Semantic Change Characterization with LLMs using Rhetorics

Paper · arXiv 2407.16624 · Published July 23, 2024

Languages continually evolve in response to societal events, resulting in new terms and shifts in meanings. These changes have significant implications for computer applications, including automatic translation and chatbots, making it essential to characterize them accurately. The recent development of Large Language Models (LLMs) has notably advanced natural language understanding, particularly in sense inference and reasoning. In this paper, we investigate the potential of LLMs in characterizing three types of semantic change: dimension, relation, and orientation. We achieve this by combining LLMs’ Chain-of-Thought with rhetorical devices and conducting an experimental assessment of our approach using newly created datasets. Our results highlight the effectiveness of LLMs in capturing and analyzing semantic changes, providing valuable insights to improve computational linguistic applications.

In this paper, we propose a method for automating the characterization of semantic change across different corpora. To this end, we rely on the following set of predominant typologies defined in the literature (Traugott, 2017; Juvonen and Koptjevskaja- Tamm, 2016):

• Broadening: gaining a new meaning related or not to the previous meaning, such that a word represents more concepts, e.g., ‘cloud,’ a computing infrastructure.

• Narrowing: restriction of meaning occurs when a symbol represents fewer concepts than previously, e.g., ‘gay’ which historically meant festive or happy, is now predominantly used to refer to homosexuality.

• Amelioration: a word gains a more positive sense to the previous sense, nice, ‘foolish, innocent’ changed to ‘pleasant.’

• Pejoration: the word is used with a worse connotation to the previous usage, stincan, ‘smell (sweet or bad)’ changed to stink.

• Metonymization: association between terms, e.g., board ‘table’, changed to “people sitting around a table, governing body.”

• Metaphorization: conceptualizing one thing in terms of another, e.g., ‘head of the company’ the word ‘head’ conceptualizes “command or control.”

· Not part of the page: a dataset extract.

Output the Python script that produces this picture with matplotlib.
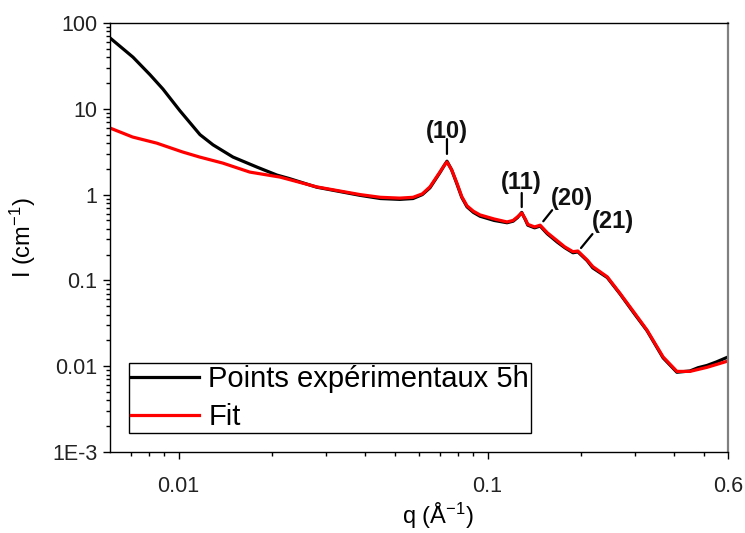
import matplotlib
matplotlib.use('Agg')
import matplotlib.pyplot as plt
from matplotlib.ticker import FixedLocator, FixedFormatter, LogLocator, NullFormatter

# fit curve
q_fit = [0.006, 0.0071, 0.0085, 0.0103, 0.0117, 0.0139, 0.017, 0.0213, 0.028, 0.0387,
         0.045, 0.052, 0.0574, 0.0615, 0.0651, 0.0701, 0.0725, 0.0739, 0.0765, 0.0796,
         0.0825, 0.0858, 0.09, 0.0945, 0.105, 0.1156, 0.121, 0.125, 0.129, 0.1325,
         0.135, 0.142, 0.148, 0.156, 0.168, 0.178, 0.189, 0.196, 0.21, 0.219,
         0.244, 0.268, 0.3, 0.328, 0.37, 0.41, 0.452, 0.513, 0.6]
I_fit = [5.97, 4.69, 3.98, 3.14, 2.74, 2.33, 1.83, 1.6, 1.23, 1.0,
         0.93, 0.91, 0.93, 1.02, 1.23, 1.83, 2.2, 2.4, 1.95, 1.36,
         0.95, 0.74, 0.64, 0.58, 0.52, 0.48, 0.5, 0.55, 0.61, 0.52,
         0.45, 0.42, 0.44, 0.36, 0.29, 0.245, 0.216, 0.22, 0.173, 0.145,
         0.11, 0.071, 0.041, 0.0264, 0.0128, 0.0087, 0.0087, 0.0097, 0.0115]

# experimental points (5h)
q_exp = [0.006, 0.00712, 0.00808, 0.0089, 0.0101, 0.01173, 0.01293, 0.015, 0.01795, 0.0208,
         0.0228, 0.028, 0.0387, 0.045, 0.052, 0.0574, 0.0615, 0.0651, 0.0701, 0.0725,
         0.0739, 0.0765, 0.0796, 0.0825, 0.0858, 0.09, 0.0945, 0.105, 0.1156, 0.121,
         0.125, 0.129, 0.1325, 0.135, 0.142, 0.148, 0.156, 0.168, 0.178, 0.189,
         0.196, 0.21, 0.219, 0.244, 0.268, 0.3, 0.328, 0.37, 0.41, 0.452,
         0.48, 0.513, 0.55, 0.6]
I_exp = [67, 40, 25, 17, 9.5, 5.0, 3.8, 2.74, 2.09, 1.69,
         1.54, 1.22, 0.98, 0.9, 0.88, 0.9, 1.0, 1.2, 1.8, 2.2,
         2.45, 1.95, 1.33, 0.93, 0.72, 0.62, 0.56, 0.5, 0.47, 0.49,
         0.54, 0.62, 0.51, 0.44, 0.41, 0.43, 0.35, 0.28, 0.24, 0.21,
         0.215, 0.17, 0.14, 0.108, 0.07, 0.04, 0.026, 0.0125, 0.0085, 0.0088,
         0.0096, 0.0102, 0.0112, 0.0128]

# bragg peak labels
peak_labels = ['(10)', '(11)', '(20)', '(21)']
peak_q = [0.0739, 0.129, 0.148, 0.197]
peak_I = [2.4, 0.61, 0.44, 0.22]

x_ticks = [0.01, 0.1, 0.6]
x_ticklabels = ['0.01', '0.1', '0.6']
x_minor = [0.007, 0.008, 0.009, 0.02, 0.03, 0.04, 0.05, 0.06, 0.07, 0.08, 0.09,
           0.2, 0.3, 0.4, 0.5]
y_ticks = [1e-3, 1e-2, 1e-1, 1, 10, 100]
y_ticklabels = ['1E-3', '0.01', '0.1', '1', '10', '100']


def main():
    plt.rcParams['font.family'] = ['Liberation Sans', 'DejaVu Sans']
    plt.rcParams['mathtext.fontset'] = 'custom'
    plt.rcParams['mathtext.rm'] = 'Liberation Sans'
    plt.rcParams['mathtext.it'] = 'Liberation Sans'

    fig = plt.figure(figsize=(7.45, 5.33), dpi=100)
    ax = fig.add_axes([110 / 745, 1 - 452 / 533, 618 / 745, 429 / 533])

    ax.plot(q_exp, I_exp, color='black', lw=2.3, label='Points expérimentaux 5h')
    ax.plot(q_fit, I_fit, color='#ff0000', lw=2.3, label='Fit')

    ax.set_xscale('log')
    ax.set_yscale('log')
    ax.set_xlim(0.006, 0.6)
    ax.set_ylim(1e-3, 100)

    ax.xaxis.set_major_locator(FixedLocator(x_ticks))
    ax.xaxis.set_major_formatter(FixedFormatter(x_ticklabels))
    ax.xaxis.set_minor_locator(FixedLocator(x_minor))
    ax.xaxis.set_minor_formatter(NullFormatter())
    ax.yaxis.set_major_locator(FixedLocator(y_ticks))
    ax.yaxis.set_major_formatter(FixedFormatter(y_ticklabels))
    ax.yaxis.set_minor_locator(LogLocator(base=10, subs=range(2, 10)))
    ax.yaxis.set_minor_formatter(NullFormatter())

    ax.tick_params(which='major', length=5, width=1, labelsize=15.5, labelcolor='#222222')
    ax.tick_params(which='minor', length=3, width=1)
    ax.tick_params(axis='x', which='major', pad=12)
    ax.tick_params(axis='y', which='major', pad=4)

    for side in ['left', 'bottom', 'top']:
        ax.spines[side].set_linewidth(1.0)
    ax.spines['right'].set_color('#808080')
    ax.spines['right'].set_linewidth(1.6)

    ax.set_xlabel('q (Å$^{-1}$)', fontsize=17)
    ax.set_ylabel('I (cm$^{-1}$)', fontsize=17, labelpad=10)
    ax.xaxis.set_label_coords(0.53, -0.113)

    # peak markers: short dash + label above each reflection
    seg_start = [(0, 16.5), (0, 14.4), (8.6, 10.8), (10, 12.2)]
    seg_gap = [5.8, 4.3, 3.6, 2.8]
    text_off = [(0, 21.6), (0, 22.3), (23, 19.4), (24.5, 20.9)]
    for lab, q, I, s, g, t in zip(peak_labels, peak_q, peak_I, seg_start, seg_gap, text_off):
        ax.annotate('', xy=(q, I), xytext=s, textcoords='offset points',
                    arrowprops=dict(arrowstyle='-', color='black', lw=1.6,
                                    shrinkA=0, shrinkB=g))
        ax.annotate(lab, xy=(q, I), xytext=t, textcoords='offset points',
                    ha='center', va='center', fontsize=17, fontweight='bold',
                    color='#111111')

    leg = ax.legend(loc='lower left', bbox_to_anchor=(0.031, 0.044), fontsize=21,
                    frameon=True, fancybox=False, framealpha=1, edgecolor='black',
                    handlelength=2.33, handletextpad=0.3, labelspacing=0.33,
                    borderpad=0.08, borderaxespad=0)
    leg.get_frame().set_linewidth(1.0)

    fig.savefig('out.png', dpi=100)


if __name__ == '__main__':
    main()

In the dimension pole, we compute the “number of senses” a word can have. This pole is self-complementary as increasing represents broadening, and decreasing represents a narrowing of senses. After identifying the number of senses, we can compare the differences between corpora.

Metaphorical and metonymical changes are classified under the relation category, as these changes enhance the connection between one sense of a word and its other senses. In this framework, a word’s meaning relies on the link established through either conceptual (abstract relation) or material (physical association) similarity between concepts. We identify which senses are used figuratively in relation to other senses of the same word.

The orientation pole regroups the process of amelioration or pejoration of a meaning. In this pole, words are analyzed according to the contextual sentiment captured from each corpus, and then we analyze how the sentiment changes over corpora. In this study, we explore only positive, negative, and neutral sentiment values for words.

LLMs have exhibited significant progress in natural language comprehension. This includes reasoning by analogy (Webb et al., 2022), understanding metaphors (Liu et al., 2022), argumentation (Chen et al., 2023), and acquiring cultural knowledge (Petroni et al., 2019). Additionally, instructing an LLM to generate a rationale, which is a natural language explanation for its reasoning process, before providing an answer has been shown to improve performance on many NLP tasks that require logical reasoning (Wei et al., 2022; Kavumba et al., 2023). This rationale generation step is believed to inject more information retrieved from the LLM’s internal knowledge store into the prompt. This enriched prompt allows the LLM to consider a broader range of knowledge during the final decision-making process (Dasgupta et al., 2022).